A cinquante mètres en aval de la porte une lame de roche saillante en forme d’éperon, taillée et coupée pour livrer passage à la voie, a attiré tout particulièrement mon attention. Ce rocher en surplomb fait une saillie de 5 mètres, et il a le même aspect que celui dans lequel est découpée la Porte des Romains. La voie y accédait de chaque côté en décrivant une légère courbe la partie du rocher qui tient à la masse de la montagne a été entièrement aplanie parallèlement à l’axe de la voie (entre la voie et le précipice, le rocher se termine par une sorte d’éperon et cette partie est plus élevée de 20 cent. environ que la chaussée.) Le roc, qui forme le sol, présente les deux rainures parallèles toujours distantes entre elles de 1 m 38 cent.

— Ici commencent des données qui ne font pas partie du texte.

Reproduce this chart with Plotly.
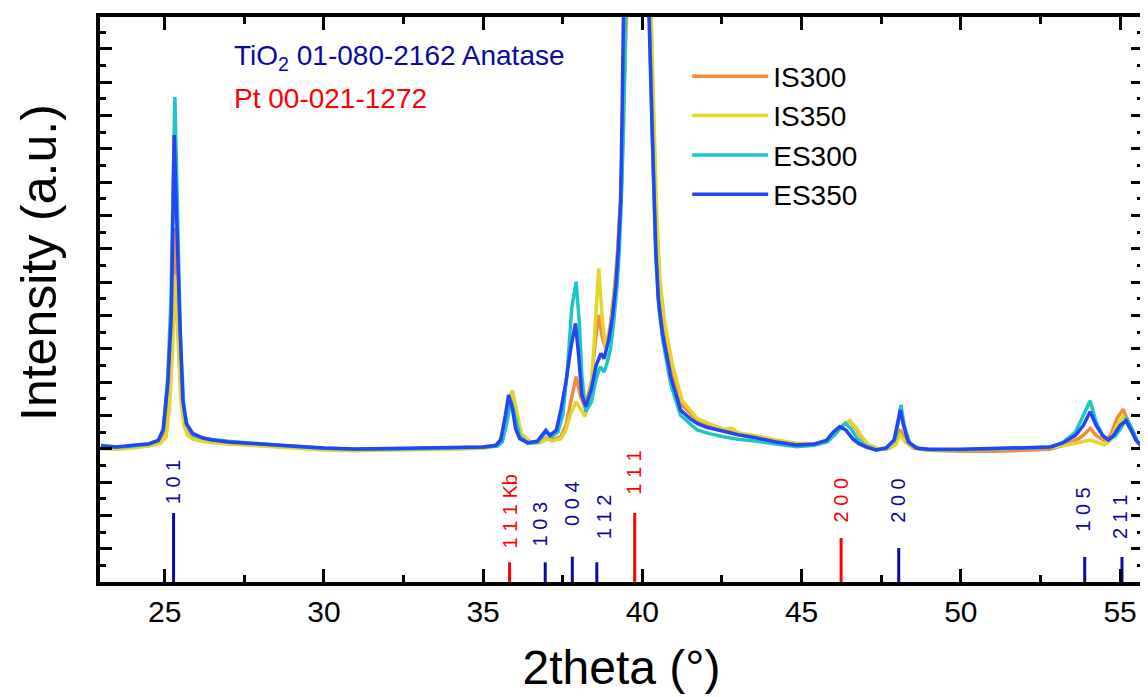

En examinant la forme et la position singulière de ce rocher, j’ai pensé que j’étais en présence d’une seconde arcade dont les vestiges avaient entièrement disparu. En effet, M. Héricart de Thury, qui a laissé dans l’Isère des souvenirs respectés, dans une visite qu’il fit à la Porte des Romains au commencement de ce siècle, avait remarqué cette deuxième porte et il l’avait dessinée à la suite de sa relation (voir : Monuments celtiques » de Cambry). Autant qu’on peut en juger par ce dessin, cette deuxième arcade n’avait pas les dimensions grandioses de la première, et elle était, en 1802, en mauvais état de conservation il n’est pas surprenant que depuis lors elle ait été entièrement détruite, et qu’il n’en reste aucun vestige. Les éboulis des rochers supérieurs sont la principale cause de cette disparition.

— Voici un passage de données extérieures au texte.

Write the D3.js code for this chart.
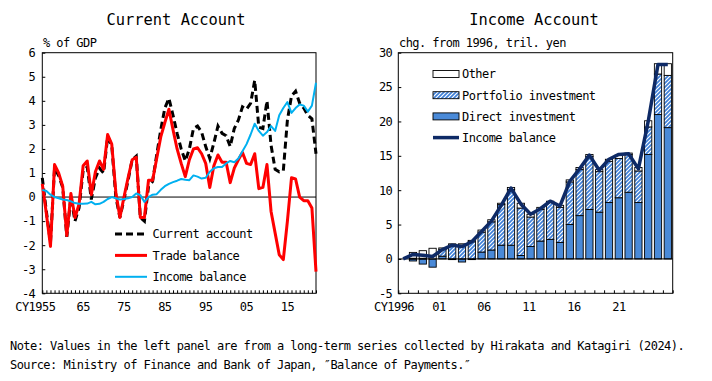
<!DOCTYPE html>
<html>
<head>
<meta charset="utf-8">
<script src="https://cdn.jsdelivr.net/npm/d3@7"></script>
<style>
  body { margin: 0; background: #fff; }
  svg text { font-family: "DejaVu Sans Mono", monospace; fill: #000; }
  .sm { font-size: 12px; letter-spacing: -0.55px; }
  .title { font-size: 15.4px; }
</style>
</head>
<body>
<div id="chart"></div>
<script>
// ---- left panel data: % of GDP, CY1955-2022 ----
const leftYears = d3.range(1955, 2023);
const currentAccount = [0.8, -0.6, -1.9, 1.2, 0.9, 0.4, -1.65, 0.0, -1.0, -0.45,
  1.1, 1.25, -0.1, 0.8, 1.2, 1.0, 2.5, 2.15, 0.0, -0.85,
  -0.1, 0.7, 1.55, 1.7, -0.85, -1.0, 0.45, 0.65, 1.75, 2.8,
  3.7, 4.1, 3.4, 2.65, 2.0, 1.5, 2.0, 2.85, 2.95, 2.7,
  2.1, 1.6, 2.25, 2.95, 2.65, 2.55, 2.1, 2.85, 3.2, 3.75,
  3.65, 3.9, 4.85, 2.9, 2.85, 4.0, 2.15, 1.15, 1.05, 1.1,
  3.2, 4.2, 4.4, 3.9, 3.7, 3.4, 3.25, 1.8];
const tradeBalance = [0.55, -0.7, -2.05, 1.35, 1.0, 0.45, -1.6, 0.15, -0.85, -0.3,
  1.3, 1.5, 0.1, 1.05, 1.5, 1.15, 2.6, 2.2, 0.2, -0.85,
  0.0, 0.8, 1.55, 1.65, -0.85, -0.85, 0.7, 0.7, 1.6, 2.5,
  3.1, 3.65, 2.8, 2.0, 1.4, 0.85, 1.55, 2.0, 2.05, 1.8,
  1.4, 0.4, 1.3, 1.75, 1.45, 1.45, 0.6, 1.2, 1.55, 1.85,
  1.4, 1.35, 1.8, 0.35, 0.4, 1.35, -0.6, -1.5, -2.4, -2.6,
  -1.0, 0.8, 0.75, 0.0, -0.15, -0.15, -0.45, -3.1];
const incomeBalanceGDP = [0.3, 0.25, 0.1, 0.0, -0.05, -0.1, -0.12, -0.18, -0.25, -0.28,
  -0.28, -0.27, -0.2, -0.3, -0.28, -0.2, -0.08, 0.0, -0.05, -0.1,
  -0.08, -0.05, 0.0, 0.15, 0.08, -0.2, 0.0, 0.1, 0.12, 0.3,
  0.45, 0.55, 0.62, 0.68, 0.75, 0.72, 0.7, 0.9, 0.85, 0.77,
  0.8, 1.05, 1.2, 1.25, 1.25, 1.4, 1.5, 1.45, 1.6, 1.9,
  2.2, 2.6, 3.05, 2.75, 2.55, 2.7, 2.95, 2.75, 3.4, 3.7,
  3.95, 3.5, 3.7, 3.85, 3.8, 3.55, 3.8, 4.75];
const leftTicks = [-4, -3, -2, -1, 0, 1, 2, 3, 4, 5, 6];
const leftLabelYears = [1955, 1965, 1975, 1985, 1995, 2005, 2015];
const leftLabels = ["CY1955", "65", "75", "85", "95", "05", "15"];

// ---- right panel data: change from 1996, tril. yen, CY1996-2023 ----
const rightYears = d3.range(1996, 2024);
const directInv = [0, -0.3, -0.75, -1.2, 0.4, -0.1, -0.45, -0.1, 1.0, 1.3,
  2.0, 2.0, 0.5, 1.8, 2.6, 2.85, 2.4, 5.0, 6.3, 7.2,
  6.8, 8.2, 8.9, 9.7, 8.2, 15.2, 21.0, 19.1];
const portfolioInv = [0, 0.1, 0.1, 0.0, 1.0, 2.0, 2.0, 2.5, 2.9, 4.1,
  5.9, 8.1, 6.9, 4.3, 4.6, 5.35, 5.1, 6.2, 6.7, 7.7,
  5.9, 6.0, 5.7, 5.5, 4.6, 4.0, 5.9, 7.6];
const otherInv = [0, 0.85, 1.1, 1.55, 0.2, 0.2, 0.2, 0.2, 0.3, 0.3,
  0.2, 0.3, 0.7, 0.4, 0.3, 0.2, 0.3, 0.3, 0.3, 0.3,
  0.3, 0.3, 0.5, 0.2, 0.5, 0.9, 1.5, 1.7];
const incomeBalance = [0, 0.65, 0.55, 0.35, 1.35, 2.0, 1.8, 2.5, 4.0, 5.5,
  7.8, 10.3, 8.0, 6.5, 7.3, 8.4, 7.7, 11.3, 13.1, 15.1,
  12.9, 14.5, 15.2, 15.3, 13.1, 20.0, 28.3, 28.3];
const rightTicks = [-5, 0, 5, 10, 15, 20, 25, 30];
const rightLabelYears = [1996, 2001, 2006, 2011, 2016, 2021];
const rightLabels = ["CY1996", "01", "06", "11", "16", "21"];

const W = 712, H = 381;
const svg = d3.select("#chart").append("svg").attr("width", W).attr("height", H);

// hatch pattern for portfolio investment
const defs = svg.append("defs");
const pat = defs.append("pattern").attr("id", "hatch")
  .attr("patternUnits", "userSpaceOnUse").attr("width", 4).attr("height", 4);
pat.append("rect").attr("width", 4).attr("height", 4).attr("fill", "#fff");
pat.append("path").attr("d", "M-1,1 l2,-2 M0,4 l4,-4 M3,5 l2,-2")
  .attr("stroke", "#3f80d8").attr("stroke-width", 1.7);

const plotTop = 52.7, plotBottom = 293.3;

// ================= LEFT PANEL =================
const L = {left: 42.3, right: 316};
const xL = d3.scaleLinear().domain([1955, 2022]).range([L.left, L.right]);
const yL = d3.scaleLinear().domain([-4, 6]).range([plotBottom, plotTop]);

svg.append("text").attr("class", "title").attr("x", 176).attr("y", 25)
  .attr("text-anchor", "middle").text("Current Account");
svg.append("text").attr("class", "sm").attr("x", 43).attr("y", 47).text("% of GDP");

const gL = svg.append("g");
gL.append("rect").attr("x", L.left).attr("y", plotTop)
  .attr("width", L.right - L.left).attr("height", plotBottom - plotTop)
  .attr("fill", "none").attr("stroke", "#000").attr("stroke-width", 1);

gL.append("g").attr("transform", `translate(${L.left},0)`)
  .call(d3.axisLeft(yL).tickValues(leftTicks).tickSize(-3).tickPadding(7).tickFormat(d => d))
  .call(g => g.select(".domain").remove())
  .call(g => g.selectAll("text").attr("class", "sm").attr("font-family", null).attr("font-size", null))
  .call(g => g.selectAll("line").attr("stroke", "#000"));

gL.append("g").attr("transform", `translate(0,${plotBottom})`)
  .call(d3.axisBottom(xL).tickValues(leftYears).tickSize(-3).tickFormat(""))
  .call(g => g.select(".domain").remove())
  .call(g => g.selectAll("line").attr("stroke", "#000"));

gL.selectAll(".xlab").data(leftLabelYears).join("text")
  .attr("class", "sm")
  .attr("x", (d, i) => xL(d) + (i === 0 ? -7 : 0))
  .attr("y", 310.5).attr("text-anchor", "middle")
  .text((d, i) => leftLabels[i]);

gL.append("line").attr("x1", L.left).attr("x2", L.right)
  .attr("y1", yL(0)).attr("y2", yL(0)).attr("stroke", "#000").attr("stroke-width", 1);

const lineL = vals => d3.line().x((d, i) => xL(leftYears[i])).y(d => yL(d))(vals);
gL.append("path").attr("d", lineL(currentAccount)).attr("fill", "none")
  .attr("stroke", "#000").attr("stroke-width", 3).attr("stroke-dasharray", "7,4");
gL.append("path").attr("d", lineL(tradeBalance)).attr("fill", "none")
  .attr("stroke", "#ff0000").attr("stroke-width", 3).attr("stroke-linejoin", "round");
gL.append("path").attr("d", lineL(incomeBalanceGDP)).attr("fill", "none")
  .attr("stroke", "#00b0f0").attr("stroke-width", 2).attr("stroke-linejoin", "round");

// left legend
const legL = [
  {name: "Current account", color: "#000", w: 3, dash: "7,4"},
  {name: "Trade balance", color: "#ff0000", w: 3, dash: null},
  {name: "Income balance", color: "#00b0f0", w: 2, dash: null}
];
legL.forEach((d, i) => {
  const y = 234 + i * 21.4;
  gL.append("line").attr("x1", 115).attr("x2", 147).attr("y1", y).attr("y2", y)
    .attr("stroke", d.color).attr("stroke-width", d.w).attr("stroke-dasharray", d.dash);
  gL.append("text").attr("class", "sm").attr("x", 152.5).attr("y", y).attr("dy", "0.36em").text(d.name);
});

// ================= RIGHT PANEL =================
const R = {left: 398.3, right: 672.7};
const xR = d3.scaleBand().domain(rightYears).range([R.left, R.right]).paddingInner(0.26).paddingOuter(0.13);
const xEdge = d3.scaleLinear().domain([0, rightYears.length]).range([R.left, R.right]);
const xLab = d3.scaleLinear().domain([1996, 2021]).range([394, 619]);
const yR = d3.scaleLinear().domain([-5, 30]).range([plotBottom, plotTop]);

svg.append("text").attr("class", "title").attr("x", 534).attr("y", 25)
  .attr("text-anchor", "middle").text("Income Account");
svg.append("text").attr("class", "sm").attr("x", 399).attr("y", 47).text("chg. from 1996, tril. yen");

const gR = svg.append("g");
gR.append("rect").attr("x", R.left).attr("y", plotTop)
  .attr("width", R.right - R.left).attr("height", plotBottom - plotTop)
  .attr("fill", "none").attr("stroke", "#000").attr("stroke-width", 1);

gR.append("g").attr("transform", `translate(${R.left},0)`)
  .call(d3.axisLeft(yR).tickValues(rightTicks).tickSize(-3).tickPadding(6).tickFormat(d => d))
  .call(g => g.select(".domain").remove())
  .call(g => g.selectAll("text").attr("class", "sm").attr("font-family", null).attr("font-size", null))
  .call(g => g.selectAll("line").attr("stroke", "#000"));

gR.append("g").attr("transform", `translate(0,${plotBottom})`)
  .call(d3.axisBottom(xEdge).tickValues(d3.range(rightYears.length + 1)).tickSize(-3).tickFormat(""))
  .call(g => g.select(".domain").remove())
  .call(g => g.selectAll("line").attr("stroke", "#000"));

gR.selectAll(".xlab").data(rightLabelYears).join("text")
  .attr("class", "sm").attr("x", d => xLab(d)).attr("y", 310.5)
  .attr("text-anchor", "middle").text((d, i) => rightLabels[i]);

// stacked bars
const stacks = rightYears.map((yr, i) => {
  const d = directInv[i], p = portfolioInv[i], o = otherInv[i];
  const base = Math.max(d, 0);
  return {yr, segs: [
    {y0: Math.min(d, 0), y1: base, fill: "#4a8ad8"},
    {y0: base, y1: base + p, fill: "url(#hatch)"},
    {y0: base + p, y1: base + p + o, fill: "#fff"}
  ]};
});
const barG = gR.selectAll(".bar").data(stacks).join("g");
barG.selectAll("rect").data(d => d.segs.filter(s => s.y1 - s.y0 > 0.001).map(s => ({...s, yr: d.yr})))
  .join("rect")
  .attr("x", d => xR(d.yr)).attr("width", xR.bandwidth())
  .attr("y", d => yR(d.y1)).attr("height", d => yR(d.y0) - yR(d.y1))
  .attr("fill", d => d.fill).attr("stroke", "#000").attr("stroke-width", 0.9);

gR.append("line").attr("x1", R.left).attr("x2", R.right)
  .attr("y1", yR(0)).attr("y2", yR(0)).attr("stroke", "#000").attr("stroke-width", 1);

gR.append("path")
  .attr("d", d3.line().x((d, i) => xR(rightYears[i]) + xR.bandwidth() / 2).y(d => yR(d))(incomeBalance))
  .attr("fill", "none").attr("stroke", "#0e2a66").attr("stroke-width", 3.5)
  .attr("stroke-linejoin", "round");

// right legend
const legR = [
  {name: "Other", fill: "#fff"},
  {name: "Portfolio investment", fill: "url(#hatch)"},
  {name: "Direct investment", fill: "#4a8ad8"},
  {name: "Income balance", line: true}
];
legR.forEach((d, i) => {
  const y = 74 + i * 21.2;
  if (d.line) {
    gR.append("line").attr("x1", 433).attr("x2", 459).attr("y1", y).attr("y2", y)
      .attr("stroke", "#0e2a66").attr("stroke-width", 3.5);
  } else {
    gR.append("rect").attr("x", 433).attr("y", y - 3.5).attr("width", 26).attr("height", 7)
      .attr("fill", d.fill).attr("stroke", "#000").attr("stroke-width", 0.9);
  }
  gR.append("text").attr("class", "sm").attr("x", 462).attr("y", y).attr("dy", "0.36em").text(d.name);
});

// notes
svg.append("text").attr("class", "sm").attr("x", 10).attr("y", 349.5)
  .text("Note: Values in the left panel are from a long-term series collected by Hirakata and Katagiri (2024).");
svg.append("text").attr("class", "sm").attr("x", 10).attr("y", 368.5)
  .text("Source: Ministry of Finance and Bank of Japan, \u2033Balance of Payments.\u2033");
</script>
</body>
</html>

On n’a aucun souvenir de cette deuxième porte dans le pays cependant, quand on parle, en patois, de la porte des Romains, on emploie toujours la forme du pluriel on dit Porta Vélia « Portes Vieilles », par opposition aux portes neuves, situées à 80 mètres au-dessus des deux arcades, sur la route, par Bons et le Mont-de-Lans, parce que le passage avait été ouvert à travers un banc de rochers (Sur un des rochers est la date 1723, indiquant, dit-on, l’ouverture de ce passage). Ainsi les montagnards disent d’une entreprise dangereuse, autant faire ouvrir Portes Vieilles.

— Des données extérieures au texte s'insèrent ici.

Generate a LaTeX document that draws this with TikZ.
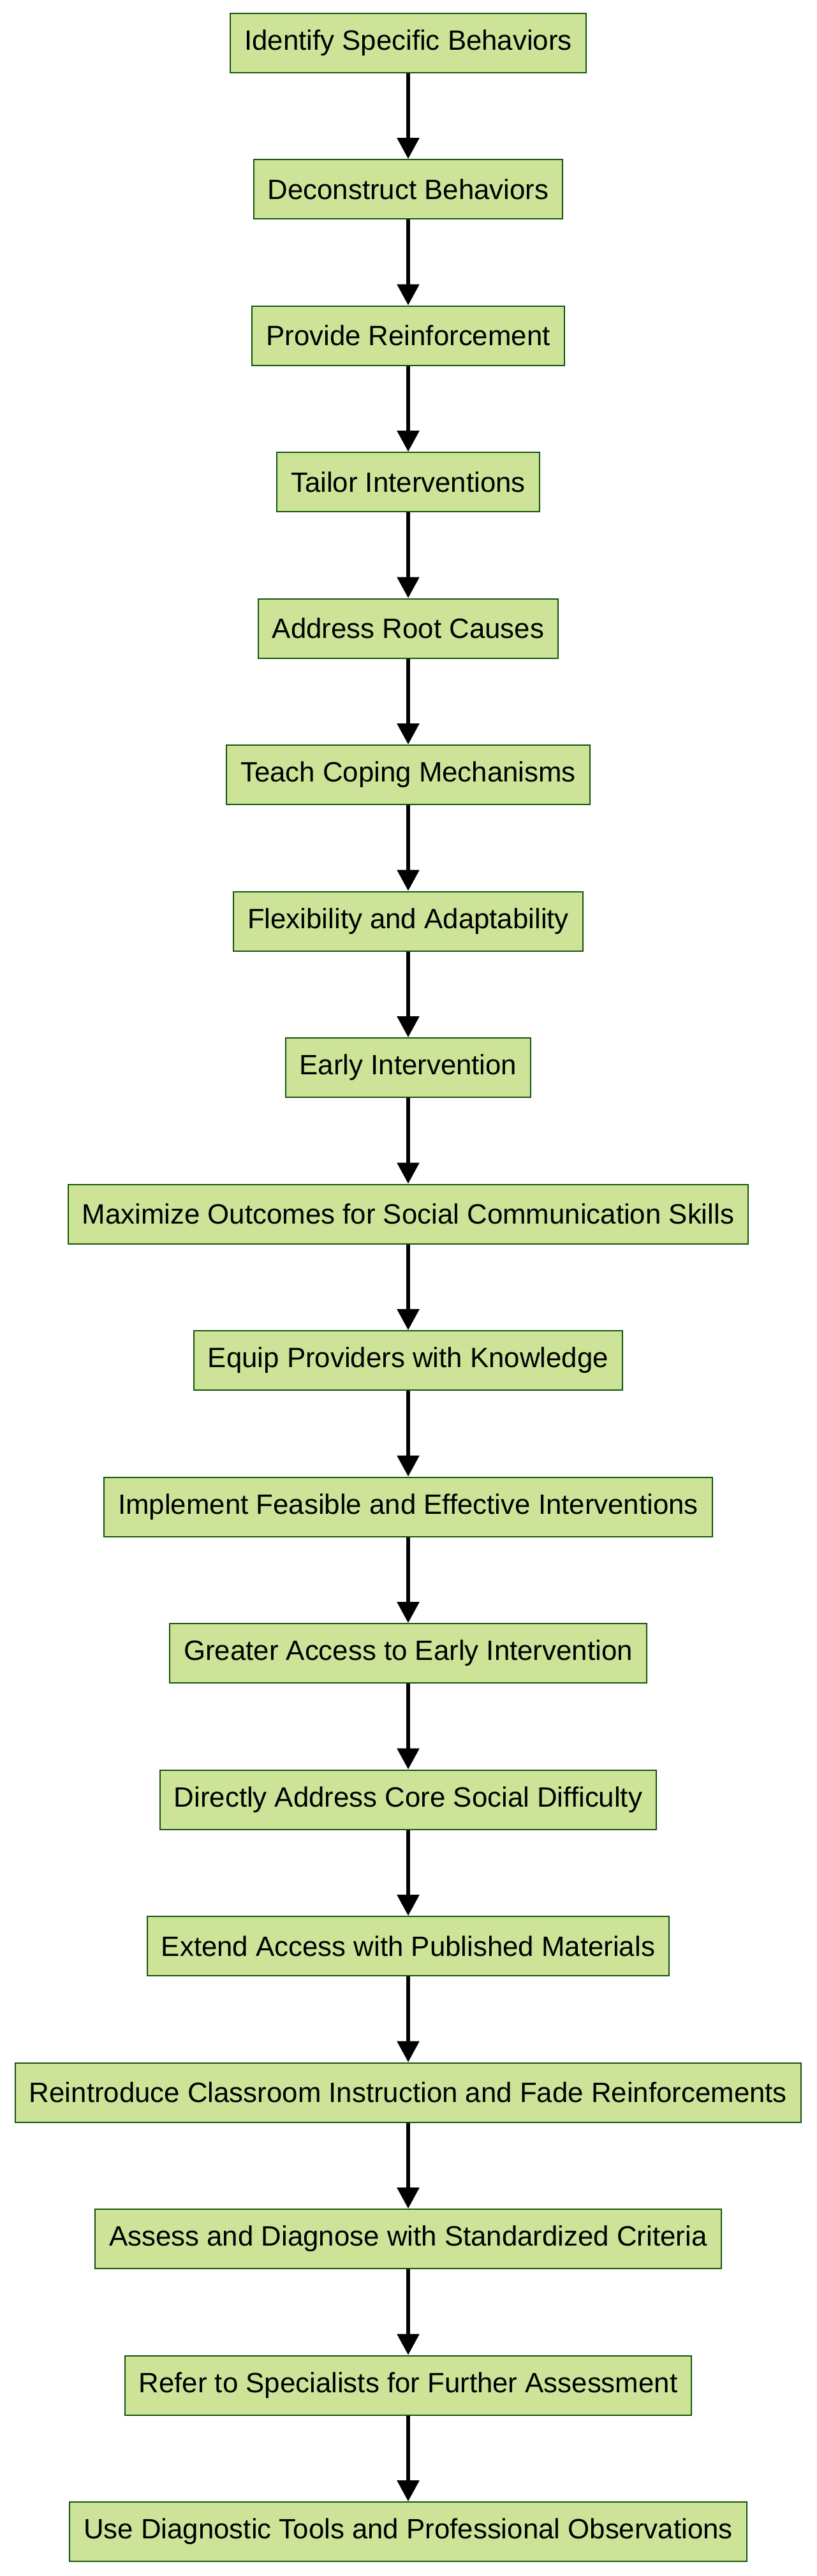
\documentclass[tikz,border=0pt]{standalone}
\usepackage{fontspec}
\setmainfont{Liberation Sans}
\usepackage{tikz}
\usetikzlibrary{positioning,arrows.meta}
\usepackage{xcolor}
\definecolor{boxfill}{HTML}{CDE498}
\definecolor{boxline}{HTML}{13540C}

\begin{document}
\begin{tikzpicture}[
  font=\fontsize{21.9}{26}\selectfont,
  node distance=67.25pt,
  task/.style={draw=boxline, line width=1pt, fill=boxfill, minimum height=46.5pt, inner xsep=11pt, align=center},
  flow/.style={-{Triangle[length=16.5pt,width=17pt]}, line width=3pt, black},
]
\useasboundingbox (0,0) rectangle (640pt,-2019pt);

% Steps (top to bottom)
\node[task] (ident) at (320pt,-33.5pt) {Identify Specific Behaviors};
\node[task, below=of ident] (decon) {Deconstruct Behaviors};
\node[task, below=of decon] (reinf) {Provide Reinforcement};
\node[task, below=of reinf] (tailor) {Tailor Interventions};
\node[task, below=of tailor] (root) {Address Root Causes};
\node[task, below=of root] (coping) {Teach Coping Mechanisms};
\node[task, below=of coping] (flex) {Flexibility and Adaptability};
\node[task, below=of flex] (early) {Early Intervention};
\node[task, below=of early] (maxout) {Maximize Outcomes for Social Communication Skills};
\node[task, below=of maxout] (equip) {Equip Providers with Knowledge};
\node[task, below=of equip] (impl) {Implement Feasible and Effective Interventions};
\node[task, below=of impl] (access) {Greater Access to Early Intervention};
\node[task, below=of access] (core) {Directly Address Core Social Difficulty};
\node[task, below=of core] (extend) {Extend Access with Published Materials};
\node[task, below=of extend] (reintro) {Reintroduce Classroom Instruction and Fade Reinforcements};
\node[task, below=of reintro] (assess) {Assess and Diagnose with Standardized Criteria};
\node[task, below=of assess] (refer) {Refer to Specialists for Further Assessment};
\node[task, below=of refer] (diag) {Use Diagnostic Tools and Professional Observations};

% Arrows
\draw[flow] (ident) -- (decon);
\draw[flow] (decon) -- (reinf);
\draw[flow] (reinf) -- (tailor);
\draw[flow] (tailor) -- (root);
\draw[flow] (root) -- (coping);
\draw[flow] (coping) -- (flex);
\draw[flow] (flex) -- (early);
\draw[flow] (early) -- (maxout);
\draw[flow] (maxout) -- (equip);
\draw[flow] (equip) -- (impl);
\draw[flow] (impl) -- (access);
\draw[flow] (access) -- (core);
\draw[flow] (core) -- (extend);
\draw[flow] (extend) -- (reintro);
\draw[flow] (reintro) -- (assess);
\draw[flow] (assess) -- (refer);
\draw[flow] (refer) -- (diag);

\end{tikzpicture}
\end{document}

NOTA : Dans l’acte du colloque sur la voie romaine de l’Oisans il est indiqué page 64 : L’ingénieur des mines Héricart de Thury, qui avait accompagné le préfet Fourier lors de sa visite de septembre 1803, crut reconnaître à Bons les restes d’une seconde « porte », et l’avait même dessinée (gravure publiée en 1805 dans l’ouvrage « Monuments celtiques » de Cambry). Cette information fut régulièrement reprise par la suite. Nous nous devons toutefois de la remettre en cause ; il n’y aurait, selon nous, qu’une seule « porte », et nous appuyons cette affirmation sur deux actes notariés du début et de la fin du XVIIIe siècle. En effet, ces écrits concernant la location ou la vente de terrains dans ce secteur du Mont-de-Lans, les localisaient précisément au lieu-dit « à la porte » (nous soulignons l’utilisation du singulier).
À Mont-de-Lans, le lieudit « Les portes » désigne le verrou que forme la route qui mène au hameau du Ponteil, au niveau du virage (juste après l’ancien télésiège), où se trouve l’oratoire « des Portes » construit par Pierre Richard en 1749, notons qu’en 1757, il est mentionné au lieudit « À la porte ».
Concernant le patois, je n’ai pas trouvé précisément sur le hameau de bons, mais sur ce versant de montagne, le pluriel se dirait plutôt Portas veillas, le singulier féminin porta veilla.